The shedding of divine status came naturally, perhaps, to a man who had never seemed at home amid the panoply of godhood. Instead of the ornate Imperial Palace, Hirohito chose to live in a nondescript two-story Western- style house deep inside the palace grounds. Rather than hold court in resplendent formal dress, he preferred to putter around in battered Panama hat and short-sleeved shirt. More than formal dinners, he relished quiet nights at home with Empress Nagako, now 85, a cheerful wife with whom he had two sons and five daughters.

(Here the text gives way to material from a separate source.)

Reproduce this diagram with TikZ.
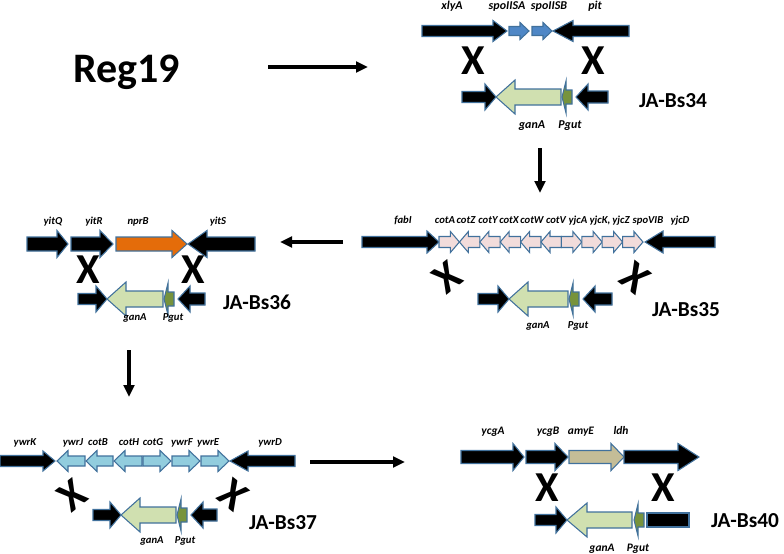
\documentclass[tikz,border=0pt]{standalone}
\usepackage{fontspec}
\setmainfont{Carlito}
\usetikzlibrary{arrows.meta}

\definecolor{GeneEdge}{RGB}{65,113,156}
\definecolor{SpoBlue}{RGB}{79,135,198}
\definecolor{CotPink}{RGB}{242,220,219}
\definecolor{YwrBlue}{RGB}{146,205,222}
\definecolor{GanGreen}{RGB}{208,224,176}
\definecolor{PgutGreen}{RGB}{119,147,60}
\definecolor{NprOrange}{RGB}{228,108,10}
\definecolor{AmyTan}{RGB}{196,189,151}

\tikzset{
  genblack/.style={fill=black,draw=GeneEdge,line width=0.8pt,line join=miter},
  genspo/.style={genblack,fill=SpoBlue},
  gencot/.style={genblack,fill=CotPink},
  genywr/.style={genblack,fill=YwrBlue},
  genganA/.style={genblack,fill=GanGreen},
  genpgut/.style={genblack,fill=PgutGreen},
  gennpr/.style={genblack,fill=NprOrange},
  genamy/.style={genblack,fill=AmyTan},
  glabel/.style={font=\bfseries\itshape\fontsize{8}{9}\selectfont,anchor=base,inner sep=0pt},
  glabelbig/.style={glabel,font=\bfseries\itshape\fontsize{9}{11}\selectfont},
  glabelmid/.style={glabel,font=\bfseries\itshape\fontsize{8.6}{10}\selectfont},
  strain/.style={font=\bfseries\fontsize{16}{18}\selectfont,inner sep=0pt},
  crossx/.style={font=\bfseries\fontsize{32}{34}\selectfont,inner sep=0pt},
  flow/.style={line width=2.6pt,-{Triangle[length=9pt,width=8pt]}}
}

% gene arrow: [style]{tail x}{head base x}{tip x}, row set by \gy, \gb, \gh
\newcommand{\gene}[4][genblack]{%
  \draw[#1] (#2,\gy-\gb) -- (#3,\gy-\gb) -- (#3,\gy-\gh) -- (#4,\gy)
    -- (#3,\gy+\gh) -- (#3,\gy+\gb) -- (#2,\gy+\gb) -- cycle;}
% cassette row: black, ganA, Pgut, black
\newcommand{\cassette}[4]{% #1 left x, #2 ganA tip, #3 ganA tail, #4 right tail
  \def\gb{5.5}\def\gh{13}
  \gene{#1}{#2-11}{#2}
  \def\gb{8}\def\gh{17}
  \gene[genganA]{#3}{#2+19}{#2}
  \def\gb{7}\def\gh{16}
  \gene[genpgut]{#3+11}{#3+5}{#3+1}
  \def\gb{6}\def\gh{13}
  \gene{#4}{#3+27}{#3+15}}

\begin{document}
\begin{tikzpicture}[x=0.75pt,y=0.75pt,yscale=-1,xscale=1]
\useasboundingbox (0,0) rectangle (784,553);

% Reg19 and first step
\node (reg) [anchor=base west,inner sep=0pt,font=\bfseries\fontsize{31.5}{34}\selectfont] at (73,82) {Reg19};
\coordinate (s1a) at (268,67);
\coordinate (s1b) at (368,67);
\draw[flow] (s1a) -- (s1b);

%% JA-Bs34
\def\gy{31}\def\gb{5.5}\def\gh{10.5}
\gene{422}{493}{507}
\gene{629}{573}{553}
\def\gb{4.5}\def\gh{8.5}
\gene[genspo]{509}{520}{529}
\gene[genspo]{532}{543}{552}
\node[glabelbig] (l34a) at (452,9) {xlyA};
\node[glabelbig] (l34b) at (507,9) {spoIISA};
\node[glabelbig] (l34c) at (549,9) {spoIISB};
\node[glabelbig] (l34d) at (595,9) {pit};
\node[crossx] (x34a) at (473,61) {X};
\node[crossx] (x34b) at (593,61) {X};
\def\gy{97}
\cassette{462}{496}{561}{608}
\node[glabelbig] (g34) at (532,128) {ganA};
\node[glabelbig] (p34) at (570,128) {Pgut};
\node[strain] (bs34) at (673,101) {JA-Bs34};

\coordinate (s2a) at (540,148);
\coordinate (s2b) at (540,193);
\draw[flow] (s2a) -- (s2b);

%% JA-Bs35
\def\gy{242}\def\gb{5.5}\def\gh{11}
\gene{362}{427}{439}
\gene{715}{663}{645}
\def\gb{5.5}\def\gh{10.5}
\foreach \i/\d in {0/1,1/-1,2/-1,3/-1,4/-1,5/-1,6/1,7/1,8/1,9/1}{
  \pgfmathsetmacro\xa{439+\i*20.4}
  \pgfmathsetmacro\xb{\xa+20.4}
  \ifnum\d=1
    \gene[gencot]{\xa}{\xb-9}{\xb}
  \else
    \gene[gencot]{\xb}{\xa+9}{\xa}
  \fi
}
\node[glabel] (l35a) at (403,223) {fabI};
\foreach \n/\x/\t in {b/445/cotA,c/466/cotZ,d/488/cotY,e/509/cotX,f/532/cotW,
    g/556/cotV,h/578/yjcA,i/600/{yjcK,},j/621/yjcZ,k/648/spoVIB,l/680/yjcD}
  \node[glabel] (l35\n) at (\x,223) {\t};
\node[crossx,rotate=38] (x35a) at (447,277) {X};
\node[crossx,rotate=-38] (x35b) at (635,278) {X};
\def\gy{299}
\cassette{478}{509}{568}{612}
\node[glabel] (g35) at (538,328) {ganA};
\node[glabel] (p35) at (578,328) {Pgut};
\node[strain] (bs35) at (686,310) {JA-Bs35};

\coordinate (s3a) at (343,242);
\coordinate (s3b) at (280,242);
\draw[flow] (s3a) -- (s3b);

%% JA-Bs36
\def\gy{244}\def\gb{7}\def\gh{13.5}
\gene{27}{57}{68}
\gene{71}{100}{113}
\gene[gennpr]{116}{172}{187}
\gene{255}{207}{188}
\node[glabel] (l36a) at (53,224) {yitQ};
\node[glabel] (l36b) at (94,224) {yitR};
\node[glabel] (l36c) at (138,224) {nprB};
\node[glabel] (l36d) at (218,224) {yitS};
\node[crossx] (x36a) at (88,270) {X};
\node[crossx] (x36b) at (193,270) {X};
\def\gy{299}
\cassette{78}{107}{163}{205}
\node[glabel] (g36) at (135,320) {ganA};
\node[glabel] (p36) at (173,320) {Pgut};
\node[strain] (bs36) at (257,302) {JA-Bs36};

\coordinate (s4a) at (129,350);
\coordinate (s4b) at (129,397);
\draw[flow] (s4a) -- (s4b);

%% JA-Bs37
\def\gy{461}\def\gb{5.5}\def\gh{10}
\gene{0}{43}{55}
\gene{295}{248}{230}
\def\gb{5}\def\gh{10.5}
\gene[genywr]{85}{68}{57}
\gene[genywr]{113}{97}{86}
\gene[genywr]{142}{125}{114}
\gene[genywr]{143}{160}{171}
\gene[genywr]{172}{189}{200}
\gene[genywr]{201}{218}{229}
\foreach \n/\x/\t in {a/25/ywrK,b/73/ywrJ,c/98/cotB,d/129/cotH,e/153/cotG,
    f/182/ywrF,g/208/ywrE,h/270/ywrD}
  \node[glabel] (l37\n) at (\x,445) {\t};
\node[crossx,rotate=38] (x37a) at (72,495) {X};
\node[crossx,rotate=-38] (x37b) at (233,495) {X};
\def\gy{515}
\cassette{93}{121}{176}{217}
\node[glabel] (g37) at (152,543) {ganA};
\node[glabel] (p37) at (185,543) {Pgut};
\node[strain] (bs37) at (283,523) {JA-Bs37};

\coordinate (s5a) at (310,462);
\coordinate (s5b) at (405,462);
\draw[flow] (s5a) -- (s5b);

%% JA-Bs40
\def\gy{457}\def\gb{6.5}\def\gh{13.5}
\gene{461}{513}{524}
\gene{526}{555}{568}
\gene[genamy]{569}{611}{624}
\gene{624}{678}{699}
\node[glabelmid] (l40a) at (493,434) {ycgA};
\node[glabelmid] (l40b) at (548,434) {ycgB};
\node[glabelmid] (l40c) at (581,434) {amyE};
\node[glabelmid] (l40d) at (621,434) {ldh};
\node[crossx] (x40a) at (547,488) {X};
\node[crossx] (x40b) at (663,488) {X};
\def\gy{520}\def\gb{5.5}\def\gh{13}
\gene{535}{556}{567}
\def\gb{8}\def\gh{17}
\gene[genganA]{632}{587}{567}
\def\gb{7}\def\gh{16}
\gene[genpgut]{644}{638}{634}
\draw[genblack] (647,513) rectangle (689,527);
\node[glabelmid] (g40) at (602,551) {ganA};
\node[glabelmid] (p40) at (638,551) {Pgut};
\node[strain] (bs40) at (745,521) {JA-Bs40};
\end{tikzpicture}
\end{document}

Hirohito’s greatest pleasure was the study of marine biology, which he enthusiastically conducted in a laboratory built for him on his palace grounds. It was far more than a hobby: he published several books on the subject, and was a leading authority on jellyfish (medusae). The Emperor also kept himself busy by observing the ceremonial duties demanded of him by the postwar constitution. Despite his fondness for privacy, he diligently opened the Diet (parliament), welcomed foreign envoys and brushstroked his signature on about 1,200 state papers a year. The Emperor even bravely made the rounds of factories, though his shyness was so intense that he almost never ventured any comment except “A so desu ka? ((Is that so?))” Once, it is said, he was ushered into a receiving room to greet a visiting dignitary. The door was opened to reveal an empty hall. The Emperor peered into the chamber, bowed and turned to his aides: “Most interesting and pleasant. We should have more ceremonies like this.”

Most important, Hirohito, in his constancy and serenity, served as an inspiration and a comfort to his people. While gamely adapting himself to the wrenching changes of postwar Japan, he continued to incarnate many of his culture’s most ancient and hallowed customs. One of them required the Emperor to compose a traditional poem each year. In 1946, with his country broken and his role diminished, Hirohito took his leave of divine status with this calm verse: “Under the weight of winter snow/ The pine tree’s branches bend/ But do not break.” By 1987, he could write a different verse about his rebuilt land: “Year by year, as our country/ Has recovered from the war/ The dawn redwood has grown taller.”